On August 24, 2021, Showtime renewed the series for a second season. On September 14, 2022, Showtime canceled the series after two seasons.

=== Casting ===
On March 12, 2021, Kristin Dodson was cast as a series regular in the series. On March 25, 2021, Hassan Johnson joined the series.

== Release ==

=== Broadcast ===
Flatbush Misdemeanors premiered on May 23, 2021, on Showtime. The first episode was made available online for free on YouTube, as well. The first episode of the second season premiered on Showtime's streaming platform on June 17, 2022, then debuted on television on June 19.

=== International ===
The show premiered simultaneously in Spain on Movistar Plus+ under the title Buscarse la vida en Brooklyn. Both seasons aired on Crave in Canada, premiering in May 2021. The series premiered in the United Kingdom on August 12, 2021, on Sky UK. On October 13, 2021, Sky Comedy released the series in Germany, Switzerland, and Austria as Willkommen in Flatbush, Brooklyn.
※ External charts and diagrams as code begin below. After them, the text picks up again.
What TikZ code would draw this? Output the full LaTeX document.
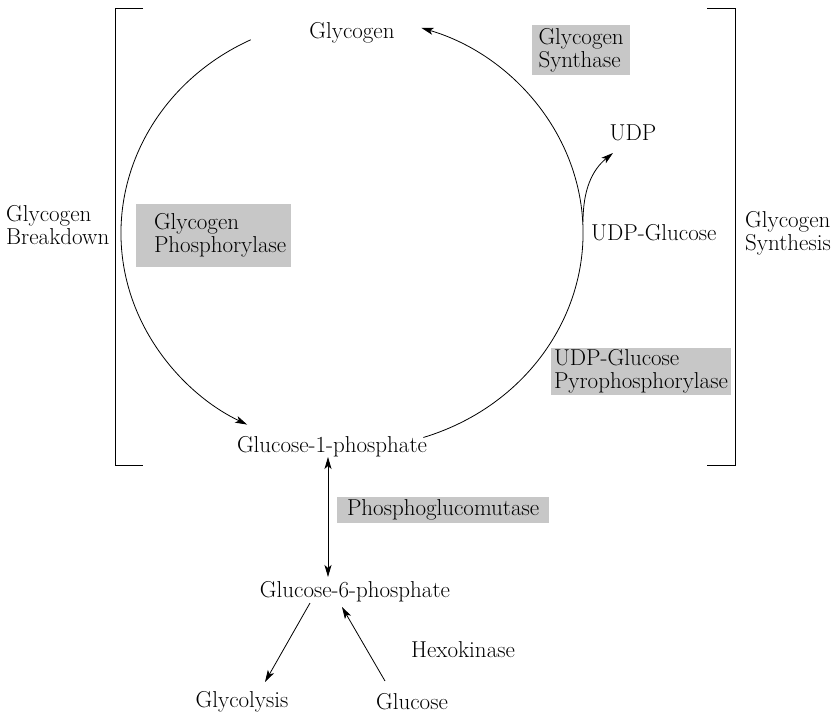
\documentclass[tikz,border=0pt]{standalone}
\usetikzlibrary{arrows.meta}
\begin{document}
\begin{tikzpicture}[x=1pt,y=1pt,
  every node/.style={font=\fontsize{23}{23}\selectfont, inner sep=0pt},
  label/.style={align=left},
  enzyme/.style={fill=black!22, align=left, inner ysep=1pt},
  conn/.style={line width=0.8pt, -{Stealth[length=12pt,width=7pt,inset=3pt]}},
  twoway/.style={line width=0.8pt, {Stealth[length=12pt,width=7pt,inset=3pt]}-{Stealth[length=12pt,width=7pt,inset=3pt]}},
  bracket/.style={line width=0.8pt}]
\useasboundingbox (0,0) rectangle (831,-715);

% metabolites
\node (glycogen) at (352,-33) {Glycogen};
\node (udp) at (633,-133) {UDP};
\node[anchor=west] (udpglc) at (591,-233) {UDP-Glucose};
\node (g1p) at (332,-447) {Glucose-1-phosphate};
\node (g6p) at (355,-592) {Glucose-6-phosphate};
\node (glycolysis) at (242,-702) {Glycolysis};
\node (glucose) at (412,-702) {Glucose};
\node (hexo) at (463,-650) {Hexokinase};

% side labels
\node[label, anchor=west] (breakdown) at (6,-225) {Glycogen\\Breakdown};
\node[label, anchor=west] (synthesis) at (745,-233) {Glycogen\\Synthesis};

% enzymes
\node[enzyme, text width=85pt, inner xsep=6.5pt, minimum height=50pt] (synthase) at (581,-50) {\mbox{Glycogen}\\\mbox{Synthase}};
\node[enzyme, text width=137pt, inner xsep=9pt, minimum height=63pt] (phosphorylase) at (213.5,-235.5) {\hspace*{9pt}\mbox{Glycogen}\\\hspace*{9pt}\mbox{Phosphorylase}};
\node[enzyme, text width=174pt, inner xsep=3pt, minimum height=47pt] (pyro) at (641,-371.5) {\mbox{UDP-Glucose}\\\mbox{Pyrophosphorylase}};
\node[enzyme, text width=192pt, inner xsep=10pt, minimum height=26pt] (pgm) at (443,-510) {\mbox{Phosphoglucomutase}};

% brackets
\draw[bracket] (143,-8) -- (115,-8) -- (115,-465) -- (143,-465);
\draw[bracket] (707,-8) -- (735,-8) -- (735,-465) -- (707,-465);

% cycle
\coordinate (cyc) at (352,-233);
\draw[conn] ([shift={(116:231 and 215)}]cyc) arc[start angle=116, end angle=243, x radius=231, y radius=215];
\draw[conn] ([shift={(-72:231 and 215)}]cyc) arc[start angle=-72, end angle=72.5, x radius=231, y radius=215];

% UDP release
\coordinate (udpfork) at (583,-222);
\coordinate (udptip) at (613,-153);
\draw[conn] (udpfork) .. controls (583,-190) and (592,-170) .. (udptip);

% phosphoglucomutase step
\coordinate (pgmtop) at (328,-457);
\coordinate (pgmbot) at (328,-577);
\draw[twoway] (pgmtop) -- (pgmbot);

% glycolysis and hexokinase
\coordinate (g6pout) at (310,-603);
\coordinate (glyin) at (265,-682);
\coordinate (glcout) at (385,-681);
\coordinate (g6pin) at (342,-607);
\draw[conn] (g6pout) -- (glyin);
\draw[conn] (glcout) -- (g6pin);
\end{tikzpicture}
\end{document}
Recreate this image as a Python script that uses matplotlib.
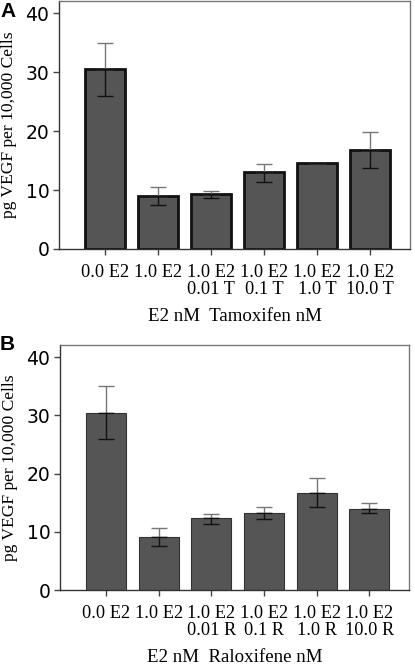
import matplotlib
matplotlib.use("Agg")
import matplotlib.pyplot as plt
import numpy as np

# Panel A (Tamoxifen)
labels_a = ["0.0 E2", "1.0 E2\n", "1.0 E2\n0.01 T", "1.0 E2\n0.1 T", "1.0 E2\n1.0 T", "1.0 E2\n10.0 T"]
vals_a = [30.5, 9.0, 9.3, 13.1, 14.6, 16.8]
err_hi_a = [35.0, 10.6, 9.9, 14.5, 14.6, 19.9]
err_lo_a = [25.9, 7.5, 8.6, 11.4, 14.6, 13.7]

# Panel B (Raloxifene)
labels_b = ["0.0 E2", "1.0 E2\n", "1.0 E2\n0.01 R", "1.0 E2\n0.1 R", "1.0 E2\n1.0 R", "1.0 E2\n10.0 R"]
vals_b = [30.5, 9.1, 12.3, 13.3, 16.7, 14.0]
err_hi_b = [35.1, 10.6, 13.1, 14.3, 19.2, 14.9]
err_lo_b = [26.0, 7.5, 11.4, 12.2, 14.2, 13.2]

yticks = [0, 10, 20, 30, 40]

fig = plt.figure(figsize=(4.15, 6.66), dpi=100)

serif = "Liberation Serif"
sans = "DejaVu Sans"

def panel(rect, labels, vals, hi, lo, xlabel, letter, letter_y, thick):
    ax = fig.add_axes(rect)
    x = np.arange(len(vals))
    ax.bar(x, vals, width=0.76, color="#555555",
           edgecolor="#111111" if thick else "#333333",
           linewidth=2.0 if thick else 0.8, zorder=2)
    v = np.array(vals); h = np.array(hi); l = np.array(lo)
    ax.errorbar(x, v, yerr=[np.zeros_like(v), h - v], fmt="none",
                ecolor="#777777", elinewidth=1.0, capsize=6, capthick=1.0, zorder=3)
    ax.errorbar(x, v, yerr=[v - l, np.zeros_like(v)], fmt="none",
                ecolor="#111111", elinewidth=1.0, capsize=6, capthick=1.0, zorder=3)
    ax.set_xlim(-0.87, 5.75)
    ax.set_ylim(0, 42.1)
    ax.set_yticks(yticks)
    ax.set_yticklabels([str(t) for t in yticks], fontfamily=sans, fontsize=13.5)
    ax.set_xticks(x)
    ax.set_xticklabels(labels, fontfamily=serif, fontsize=13.2, linespacing=1.0)
    ax.tick_params(axis="both", direction="out", length=4, width=1, color="#444444", pad=3)
    ax.tick_params(axis="x", pad=7)
    for s in ["top", "right"]:
        ax.spines[s].set_color("#777777")
        ax.spines[s].set_linewidth(1.0)
    for s in ["left", "bottom"]:
        ax.spines[s].set_color("#333333")
        ax.spines[s].set_linewidth(1.0)
    ax.set_ylabel("pg VEGF per 10,000 Cells", fontfamily=serif, fontsize=12.6, labelpad=6)
    ax.set_xlabel(xlabel, fontfamily=serif, fontsize=13.6, labelpad=7)
    fig.text(0.0, 1 - letter_y / 666, letter, fontfamily="Liberation Sans",
             fontweight="bold", fontsize=15, ha="left", va="top")
    return ax

panel([59/415, 1 - 249/666, (410 - 59)/415, (249 - 1)/666],
      labels_a, vals_a, err_hi_a, err_lo_a, "E2 nM  Tamoxifen nM", "A", 2, True)
panel([60/415, 1 - 590/666, (409 - 60)/415, (590 - 345)/666],
      labels_b, vals_b, err_hi_b, err_lo_b, "E2 nM  Raloxifene nM", "B", 335, False)

fig.savefig("out.png", dpi=100)
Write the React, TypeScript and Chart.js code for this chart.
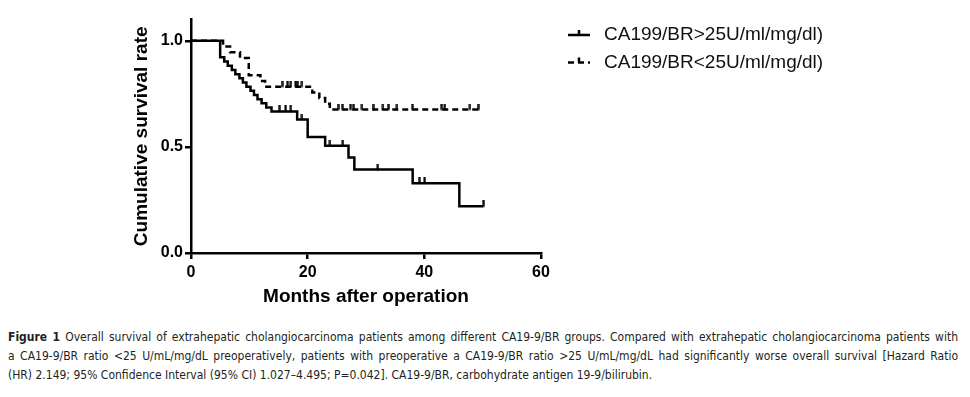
import React, { useEffect, useRef } from "react";
import { Chart, registerables } from "chart.js";

Chart.register(...registerables);

// ---- data ----
const xTicks = [0, 20, 40, 60];
const yTicks = [0, 0.5, 1.0];
const xMax = 60;
const yMax = 1.1;

const xTitle = "Months after operation";
const yTitle = "Cumulative survival rate";

const highLabel = "CA199/BR>25U/ml/mg/dl)";
const highTimes = [0, 5, 5.7, 6.3, 7.0, 7.6, 8.3, 8.9, 9.5, 10.2, 10.8, 11.4, 12.1, 12.9, 13.8, 18.2, 20, 23, 27, 28, 38, 46];
const highSurv = [1.0, 0.922, 0.902, 0.882, 0.863, 0.843, 0.824, 0.804, 0.784, 0.765, 0.745, 0.725, 0.706, 0.686, 0.667, 0.629, 0.547, 0.505, 0.45, 0.393, 0.329, 0.22];
const highEnd = 50.1;
const highCensor = [15.1, 16.2, 17.1, 19.0, 23.8, 26.0, 32.0, 39.1, 40.0, 50.1];

const lowLabel = "CA199/BR<25U/ml/mg/dl)";
const lowTimes = [0, 5.5, 6.7, 8.4, 9.9, 11.9, 12.7, 20.8, 22.0, 23.0, 23.8];
const lowSurv = [1.0, 0.973, 0.946, 0.919, 0.838, 0.811, 0.784, 0.757, 0.73, 0.703, 0.676];
const lowEnd = 49.5;
const lowCensor = [15.6, 16.5, 17.1, 17.9, 18.2, 19.0, 25.2, 25.9, 27.3, 27.8, 29.3, 31.2, 32.9, 33.8, 35.3, 37.9, 42.9, 43.5, 47.8, 49.2];

const captionLines = [
  "Overall survival of extrahepatic cholangiocarcinoma patients among different CA19-9/BR groups. Compared with extrahepatic cholangiocarcinoma patients with",
  "a CA19-9/BR ratio <25 U/mL/mg/dL preoperatively, patients with preoperative a CA19-9/BR ratio >25 U/mL/mg/dL had significantly worse overall survival [Hazard Ratio",
  "(HR) 2.149; 95% Confidence Interval (95% CI) 1.027–4.495; P=0.042]. CA19-9/BR, carbohydrate antigen 19-9/bilirubin.",
];

// ---- helpers ----
function stepPoints(times: number[], surv: number[], end: number) {
  const pts: { x: number; y: number }[] = [{ x: times[0], y: surv[0] }];
  for (let i = 1; i < times.length; i++) {
    pts.push({ x: times[i], y: surv[i - 1] });
    pts.push({ x: times[i], y: surv[i] });
  }
  pts.push({ x: end, y: surv[surv.length - 1] });
  return pts;
}

function survAt(times: number[], surv: number[], t: number) {
  let s = surv[0];
  for (let i = 0; i < times.length; i++) if (times[i] <= t) s = surv[i];
  return s;
}

function makeTick() {
  const c = document.createElement("canvas");
  c.width = 3;
  c.height = 12;
  const g = c.getContext("2d")!;
  g.fillStyle = "#000";
  g.fillRect(0.5, 0, 2.2, 6.5);
  return c;
}

const FONT = "'Liberation Sans', Arial, Helvetica, sans-serif";

export default function App() {
  const ref = useRef<HTMLCanvasElement | null>(null);

  useEffect(() => {
    if (!ref.current) return;
    const tick = makeTick();

    const legendPlugin = {
      id: "kmLegend",
      afterDraw(chart: any) {
        const ctx = chart.ctx as CanvasRenderingContext2D;
        const items = [0, 1];
        const ys = [27, 54.5];
        ctx.save();
        items.forEach((di, k) => {
          const ds = chart.data.datasets[di];
          const y = ys[k];
          ctx.strokeStyle = "#000";
          ctx.lineWidth = 2.5;
          ctx.setLineDash(ds.borderDash || []);
          ctx.beginPath();
          ctx.moveTo(560, y);
          ctx.lineTo(582, y);
          ctx.stroke();
          ctx.setLineDash([]);
          ctx.beginPath();
          ctx.moveTo(571, y);
          ctx.lineTo(571, y - 5);
          ctx.stroke();
          ctx.fillStyle = "#111";
          ctx.font = `19px ${FONT}`;
          ctx.textBaseline = "middle";
          ctx.textAlign = "left";
          ctx.fillText(ds.label, 596, y);
        });
        ctx.restore();
      },
    };

    const chart = new Chart(ref.current, {
      type: "scatter",
      data: {
        datasets: [
          {
            label: highLabel,
            data: stepPoints(highTimes, highSurv, highEnd),
            showLine: true,
            borderColor: "#000",
            borderWidth: 2.5,
            pointRadius: 0,
            fill: false,
            tension: 0,
            borderJoinStyle: "miter",
          },
          {
            label: lowLabel,
            data: stepPoints(lowTimes, lowSurv, lowEnd),
            showLine: true,
            borderColor: "#000",
            borderWidth: 2.5,
            borderDash: [6, 4],
            pointRadius: 0,
            fill: false,
            tension: 0,
            borderJoinStyle: "miter",
          },
          {
            label: "high censored",
            data: highCensor.map((t) => ({ x: t, y: survAt(highTimes, highSurv, t) })),
            showLine: false,
            pointStyle: tick as any,
            pointRadius: 3,
          },
          {
            label: "low censored",
            data: lowCensor.map((t) => ({ x: t, y: survAt(lowTimes, lowSurv, t) })),
            showLine: false,
            pointStyle: tick as any,
            pointRadius: 3,
          },
        ],
      },
      options: {
        animation: false,
        responsive: true,
        maintainAspectRatio: false,
        events: [],
        layout: { padding: { left: 0, top: 9, right: 421, bottom: 0 } },
        plugins: { legend: { display: false }, tooltip: { enabled: false }, title: { display: false } },
        scales: {
          x: {
            type: "linear",
            min: 0,
            max: xMax,
            afterBuildTicks: (axis: any) => {
              axis.ticks = xTicks.map((v) => ({ value: v }));
            },
            afterFit: (s: any) => {
              s.height = 65;
            },
            border: { display: true, color: "#000", width: 2.5 },
            grid: { display: true, drawOnChartArea: false, drawTicks: true, tickLength: 6, tickWidth: 2.5, tickColor: "#000", color: "#000", lineWidth: 2.5 },
            ticks: { color: "#000", font: { family: FONT, size: 16, weight: "bold" }, padding: 4, maxRotation: 0 },
            title: { display: true, text: xTitle, color: "#000", font: { family: FONT, size: 19, weight: "bold" }, padding: { top: 0, bottom: 10 } },
          },
          y: {
            type: "linear",
            min: 0,
            max: yMax,
            afterBuildTicks: (axis: any) => {
              axis.ticks = yTicks.map((v) => ({ value: v }));
            },
            afterFit: (s: any) => {
              s.width = 183;
            },
            border: { display: true, color: "#000", width: 2.5 },
            grid: { display: true, drawOnChartArea: false, drawTicks: true, tickLength: 6, tickWidth: 2.5, tickColor: "#000", color: "#000", lineWidth: 2.5 },
            ticks: {
              color: "#000",
              font: { family: FONT, size: 16, weight: "bold" },
              padding: 2,
              callback: (v: any) => Number(v).toFixed(1),
            },
            title: { display: true, text: yTitle, color: "#000", font: { family: FONT, size: 19, weight: "bold" }, padding: { top: 122, bottom: 0 } },
          },
        },
      },
      plugins: [legendPlugin],
    } as any);

    return () => chart.destroy();
  }, []);

  return (
    <div style={{ position: "relative", width: 954 }}>
      <div style={{ position: "relative", width: 954, height: 310 }}>
        <canvas ref={ref} />
      </div>
      <div
        style={{
          marginTop: 10,
          width: 950,
          fontFamily: "'Liberation Sans Narrow', 'DejaVu Sans Condensed', 'Open Sans', sans-serif",
          fontSize: 12,
          color: "#231f20",
        }}
      >
        {captionLines.map((line, i) => (
          <div
            key={i}
            style={{
              height: 19,
              lineHeight: "19px",
              whiteSpace: "nowrap",
              textAlign: i < 2 ? "justify" : "left",
              textAlignLast: i < 2 ? "justify" : "left",
            } as any}
          >
            {i === 0 ? (
              <>
                <b>Figure 1</b> {line}
              </>
            ) : (
              line
            )}
          </div>
        ))}
      </div>
    </div>
  );
}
Across sub-Saharan Africa, including Ghana, the series debuted on Showmax in April 2022.

== Reception ==
The show has received mostly positive reviews, with Robert Daniels of RogerEbert.com describing it as "a hilarious, unforced two-hander that feels totally fresh." The New York Times called Flatbush Misdemeanors "really funny." Flatbush has also been praised for its authentic portrayal of the neighborhood. Variety commended the "richly drawn world", while TV Guide described the show as "Old Brooklyn through and through, but still speaks for this generation" and "already one of the best shows of 2021". Upon the show's premiere in the UK, The Guardian commended the show as "fresh and thrilling."